Wednesday, September 25, 2013

2012 Shortlist The Lighthouse by Alison Moore


Alison Moore's debut novel The Lighthouse is a quietly deceptive tale; one of those books that so gently wraps itself around you that you just have to keep reading even when you're not really sure where it's going.

This is not a novel that bursts forth with a big bang opening or one that contains any significant dramatic events. Instead we follow the slow trail of a middle-aged man bearing the oddly-sounding name of Futh, as he takes a solo walking holiday in the Rhineland.  Futh's idea of a good holiday is rather simple; he isn't looking for adventure but rather a 'week of good sausages and deep sleep'  that will help him recover from the recent break up of his marriage. We soon discover that his marital separation isn't anywhere as traumatic an experience as his mother's decision to abandon him as a child.

Futh is a lonely and rather hapless soul.
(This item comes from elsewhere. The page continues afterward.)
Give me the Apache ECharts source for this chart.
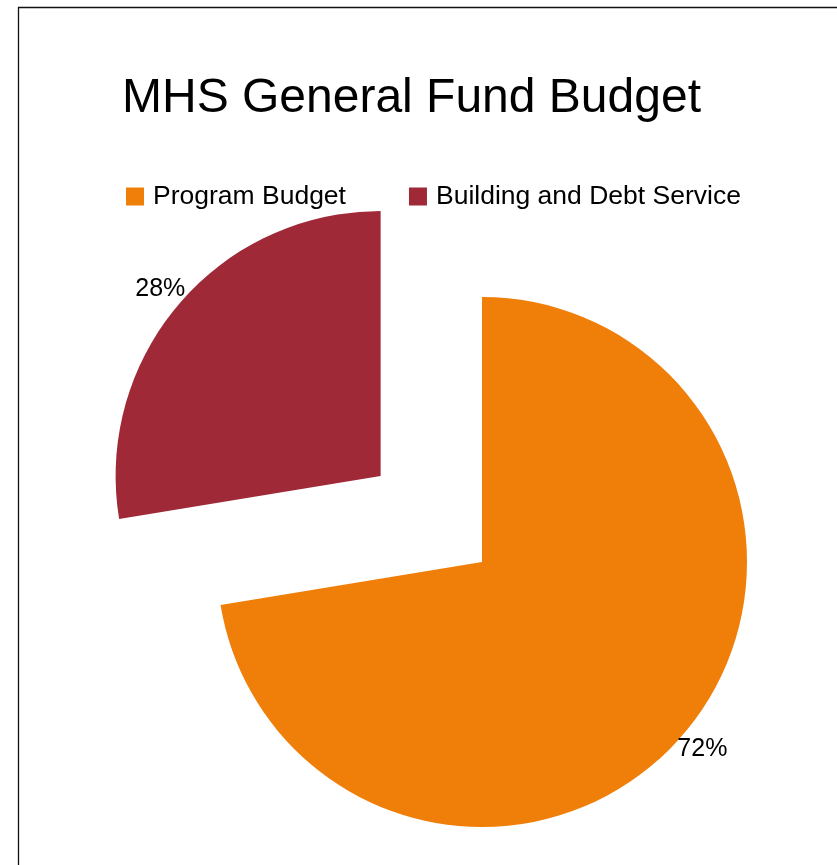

A man who seems only half complete. He has no true friends; his father mocks his work as chemist who creates fake scents for polishes and air fresheners and his marriage is little more than a relationship of convenience.  As he tramps the paths along the Rhine each day with blistered feet and sunburnt head he recalls episodes and fragments from his life.

Futh clings to his past life with the aid of a small lighthouse-shaped perfume bottle that once belonged to his mother. He carries it with him everywhere, a talisman whose  violet scent always reminds him of his mother and the last day they enjoyed together before she abandoned him.
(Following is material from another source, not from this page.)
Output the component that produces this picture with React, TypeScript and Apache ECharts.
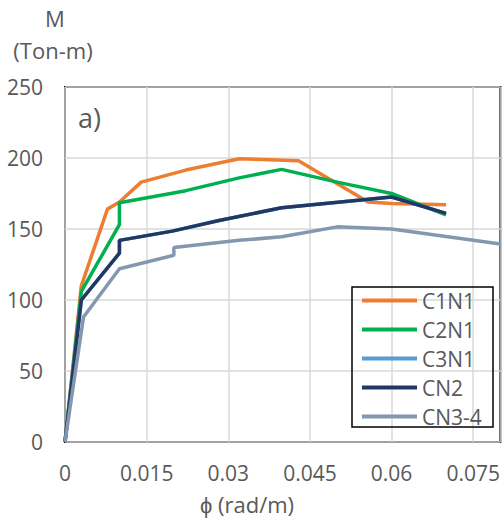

This small object, one of many motifs within the novel, takes on additional significance in the second strand of the book in which we meet the owners of a small hotel/bar called Hellhaus (German for ‘lighthouse’) where Futh begins and is due to end his holiday. Esther has a habit of enticing some of her male guests to sleep with her as a way of getting her taciturn husband Bernard to show an interest in her again. He does with the aid of dark threats and a heavy fist.  Poor Futh gets caught up in their tangled lives on his first night on holiday when he attracts Bernard's mistaken suspicions of an assignation with Esther. Futh leaves the establishment on the first morning blissfully unaware of the smouldering fuse he is leaving behind in this hotel and to which he will return. Although this is not a suspense novel in the traditional sense, Moore's narrative gradually notches up the tension with each step that takes Futh back to the hotel.

The Lighthouse explores the consequences of a traumatic incident in childhood; the way the past impacts the adult self.  Futh evokes our sympathy for the hopelessness and emptiness of his life and his obsession with the past, with its old wounds and childhood hurts that will always keep dragging him back and prevent him achieving from achieving happiness.